Below is some material; set it all down exactly, apart from the pictures.
━━━━━ Data provided
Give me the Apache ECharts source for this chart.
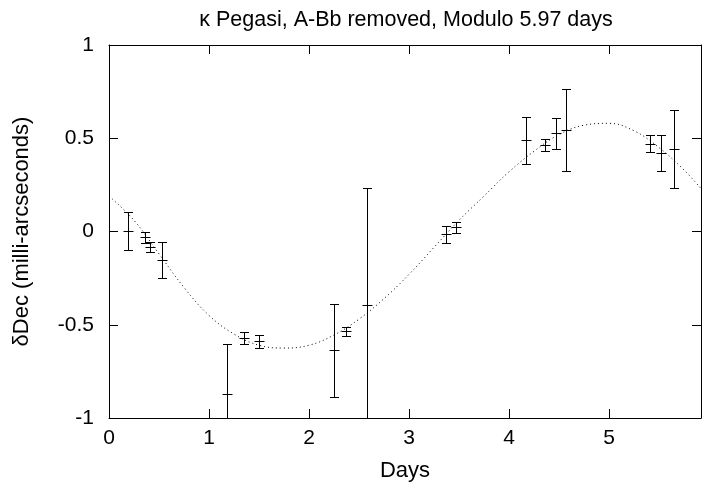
<!DOCTYPE html>
<html>
<head>
<meta charset="utf-8">
<script src="https://cdn.jsdelivr.net/npm/echarts@6/dist/echarts.min.js"></script>
<style>
  html, body { margin: 0; padding: 0; background: #fff; }
  #chart { width: 702px; height: 487px; }
</style>
</head>
<body>
<div id="chart"></div>
<script>
// measured points (phase in days, dDec in mas, 1-sigma error)
const obsDays = [0.19, 0.36, 0.41, 0.525, 1.18, 1.353, 1.495, 2.253, 2.373, 2.58, 3.367, 3.466, 4.165, 4.364, 4.474, 4.573, 5.41, 5.517, 5.653];
const obsDec = [0.003, -0.032, -0.083, -0.153, -0.869, -0.571, -0.589, -0.637, -0.536, -0.396, -0.014, 0.023, 0.489, 0.463, 0.527, 0.544, 0.471, 0.42, 0.443];
const obsErr = [0.1, 0.028, 0.026, 0.096, 0.266, 0.03, 0.033, 0.25, 0.024, 0.628, 0.046, 0.03, 0.125, 0.031, 0.084, 0.22, 0.046, 0.095, 0.21];

// fitted orbit curve
const fitDays = [0, 0.25, 0.5, 0.75, 1.0, 1.25, 1.5, 1.75, 2.0, 2.25, 2.5, 2.75, 3.0, 3.25, 3.5, 3.75, 4.0, 4.25, 4.5, 4.75, 5.0, 5.25, 5.5, 5.75, 5.92];
const fitDec = [0.19, 0.06, -0.12, -0.3, -0.45, -0.55, -0.61, -0.625, -0.61, -0.555, -0.47, -0.36, -0.23, -0.085, 0.06, 0.19, 0.32, 0.43, 0.52, 0.57, 0.58, 0.54, 0.45, 0.33, 0.23];

const FONT = "Liberation Sans";
const chart = echarts.init(document.getElementById("chart"));

function renderErr(params, api) {
  const x = api.value(0);
  const y = api.value(1);
  const e = api.value(2);
  const c = api.coord([x, y]);
  const hi = api.coord([x, y + e]);
  const lo = api.coord([x, y - e]);
  const cx = Math.round(c[0]) + 0.5;
  const cy = Math.round(c[1]) + 0.5;
  const ty = Math.round(hi[1]) + 0.5;
  const by = Math.round(lo[1]) + 0.5;
  const cap = 4.5;
  const arm = 5;
  const style = { stroke: "#000", lineWidth: 1, fill: null };
  return {
    type: "group",
    children: [
      { type: "line", shape: { x1: cx, y1: ty, x2: cx, y2: by }, style },
      { type: "line", shape: { x1: cx - cap, y1: ty, x2: cx + cap, y2: ty }, style },
      { type: "line", shape: { x1: cx - cap, y1: by, x2: cx + cap, y2: by }, style },
      { type: "line", shape: { x1: cx - arm, y1: cy, x2: cx + arm, y2: cy }, style },
    ],
  };
}

const tickStyle = { show: true, inside: true, length: 9, lineStyle: { color: "#000", width: 1 } };
const lineStyle = { show: true, onZero: false, lineStyle: { color: "#000", width: 1 } };
const labelStyle = { color: "#000", fontFamily: FONT, fontSize: 21 };
const nameStyle = { color: "#000", fontFamily: FONT, fontSize: 22 };

const option = {
  backgroundColor: "#fff",
  animation: false,
  grid: { left: 109, top: 45, width: 592, height: 376 },
  graphic: [
    {
      type: "text",
      x: 406,
      y: 20,
      style: {
        text: "κ Pegasi, A-Bb removed, Modulo 5.97 days",
        fill: "#000",
        font: "21.5px " + FONT,
        align: "center",
        verticalAlign: "middle",
      },
    },
  ],
  xAxis: [
    {
      type: "value",
      min: 0,
      max: 5.92,
      interval: 1,
      position: "bottom",
      axisLine: lineStyle,
      axisTick: tickStyle,
      splitLine: { show: false },
      axisLabel: Object.assign({ margin: 10, showMaxLabel: false }, labelStyle),
      name: "Days",
      nameLocation: "middle",
      nameGap: 42,
      nameTextStyle: nameStyle,
    },
    {
      type: "value",
      min: 0,
      max: 5.92,
      interval: 1,
      position: "top",
      axisLine: lineStyle,
      axisTick: tickStyle,
      splitLine: { show: false },
      axisLabel: { show: false },
    },
  ],
  yAxis: [
    {
      type: "value",
      min: -1,
      max: 1,
      interval: 0.5,
      position: "left",
      axisLine: lineStyle,
      axisTick: tickStyle,
      splitLine: { show: false },
      axisLabel: Object.assign({ margin: 15 }, labelStyle),
      name: "δDec (milli-arcseconds)",
      nameLocation: "middle",
      nameGap: 76,
      nameTextStyle: nameStyle,
    },
    {
      type: "value",
      min: -1,
      max: 1,
      interval: 0.5,
      position: "right",
      axisLine: lineStyle,
      axisTick: tickStyle,
      splitLine: { show: false },
      axisLabel: { show: false },
    },
  ],
  series: [
    {
      type: "line",
      data: fitDays.map((d, i) => [d, fitDec[i]]),
      smooth: 0.4,
      showSymbol: false,
      symbol: "none",
      lineStyle: { color: "#000", width: 1, type: [1, 3] },
      clip: true,
      silent: true,
    },
    {
      type: "custom",
      data: obsDays.map((d, i) => [d, obsDec[i], obsErr[i]]),
      renderItem: renderErr,
      clip: true,
      silent: true,
    },
  ],
};

chart.setOption(option);
</script>
</body>
</html>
━━━━━━━━━━
• _The reply_
Give me the Apache ECharts source for this chart.
<!DOCTYPE html>
<html>
<head>
<meta charset="utf-8">
<script src="https://cdn.jsdelivr.net/npm/echarts@6/dist/echarts.min.js"></script>
<style>
  html, body { margin: 0; padding: 0; background: #fff; }
  #chart { width: 702px; height: 487px; }
</style>
</head>
<body>
<div id="chart"></div>
<script>
// measured points (phase in days, dDec in mas, 1-sigma error)
const obsDays = [0.19, 0.36, 0.41, 0.525, 1.18, 1.353, 1.495, 2.253, 2.373, 2.58, 3.367, 3.466, 4.165, 4.364, 4.474, 4.573, 5.41, 5.517, 5.653];
const obsDec = [0.003, -0.032, -0.083, -0.153, -0.869, -0.571, -0.589, -0.637, -0.536, -0.396, -0.014, 0.023, 0.489, 0.463, 0.527, 0.544, 0.471, 0.42, 0.443];
const obsErr = [0.1, 0.028, 0.026, 0.096, 0.266, 0.03, 0.033, 0.25, 0.024, 0.628, 0.046, 0.03, 0.125, 0.031, 0.084, 0.22, 0.046, 0.095, 0.21];

// fitted orbit curve
const fitDays = [0, 0.25, 0.5, 0.75, 1.0, 1.25, 1.5, 1.75, 2.0, 2.25, 2.5, 2.75, 3.0, 3.25, 3.5, 3.75, 4.0, 4.25, 4.5, 4.75, 5.0, 5.25, 5.5, 5.75, 5.92];
const fitDec = [0.19, 0.06, -0.12, -0.3, -0.45, -0.55, -0.61, -0.625, -0.61, -0.555, -0.47, -0.36, -0.23, -0.085, 0.06, 0.19, 0.32, 0.43, 0.52, 0.57, 0.58, 0.54, 0.45, 0.33, 0.23];

const FONT = "Liberation Sans";
const chart = echarts.init(document.getElementById("chart"));

function renderErr(params, api) {
  const x = api.value(0);
  const y = api.value(1);
  const e = api.value(2);
  const c = api.coord([x, y]);
  const hi = api.coord([x, y + e]);
  const lo = api.coord([x, y - e]);
  const cx = Math.round(c[0]) + 0.5;
  const cy = Math.round(c[1]) + 0.5;
  const ty = Math.round(hi[1]) + 0.5;
  const by = Math.round(lo[1]) + 0.5;
  const cap = 4.5;
  const arm = 5;
  const style = { stroke: "#000", lineWidth: 1, fill: null };
  return {
    type: "group",
    children: [
      { type: "line", shape: { x1: cx, y1: ty, x2: cx, y2: by }, style },
      { type: "line", shape: { x1: cx - cap, y1: ty, x2: cx + cap, y2: ty }, style },
      { type: "line", shape: { x1: cx - cap, y1: by, x2: cx + cap, y2: by }, style },
      { type: "line", shape: { x1: cx - arm, y1: cy, x2: cx + arm, y2: cy }, style },
    ],
  };
}

const tickStyle = { show: true, inside: true, length: 9, lineStyle: { color: "#000", width: 1 } };
const lineStyle = { show: true, onZero: false, lineStyle: { color: "#000", width: 1 } };
const labelStyle = { color: "#000", fontFamily: FONT, fontSize: 21 };
const nameStyle = { color: "#000", fontFamily: FONT, fontSize: 22 };

const option = {
  backgroundColor: "#fff",
  animation: false,
  grid: { left: 109, top: 45, width: 592, height: 376 },
  graphic: [
    {
      type: "text",
      x: 406,
      y: 20,
      style: {
        text: "κ Pegasi, A-Bb removed, Modulo 5.97 days",
        fill: "#000",
        font: "21.5px " + FONT,
        align: "center",
        verticalAlign: "middle",
      },
    },
  ],
  xAxis: [
    {
      type: "value",
      min: 0,
      max: 5.92,
      interval: 1,
      position: "bottom",
      axisLine: lineStyle,
      axisTick: tickStyle,
      splitLine: { show: false },
      axisLabel: Object.assign({ margin: 10, showMaxLabel: false }, labelStyle),
      name: "Days",
      nameLocation: "middle",
      nameGap: 42,
      nameTextStyle: nameStyle,
    },
    {
      type: "value",
      min: 0,
      max: 5.92,
      interval: 1,
      position: "top",
      axisLine: lineStyle,
      axisTick: tickStyle,
      splitLine: { show: false },
      axisLabel: { show: false },
    },
  ],
  yAxis: [
    {
      type: "value",
      min: -1,
      max: 1,
      interval: 0.5,
      position: "left",
      axisLine: lineStyle,
      axisTick: tickStyle,
      splitLine: { show: false },
      axisLabel: Object.assign({ margin: 15 }, labelStyle),
      name: "δDec (milli-arcseconds)",
      nameLocation: "middle",
      nameGap: 76,
      nameTextStyle: nameStyle,
    },
    {
      type: "value",
      min: -1,
      max: 1,
      interval: 0.5,
      position: "right",
      axisLine: lineStyle,
      axisTick: tickStyle,
      splitLine: { show: false },
      axisLabel: { show: false },
    },
  ],
  series: [
    {
      type: "line",
      data: fitDays.map((d, i) => [d, fitDec[i]]),
      smooth: 0.4,
      showSymbol: false,
      symbol: "none",
      lineStyle: { color: "#000", width: 1, type: [1, 3] },
      clip: true,
      silent: true,
    },
    {
      type: "custom",
      data: obsDays.map((d, i) => [d, obsDec[i], obsErr[i]]),
      renderItem: renderErr,
      clip: true,
      silent: true,
    },
  ],
};

chart.setOption(option);
</script>
</body>
</html>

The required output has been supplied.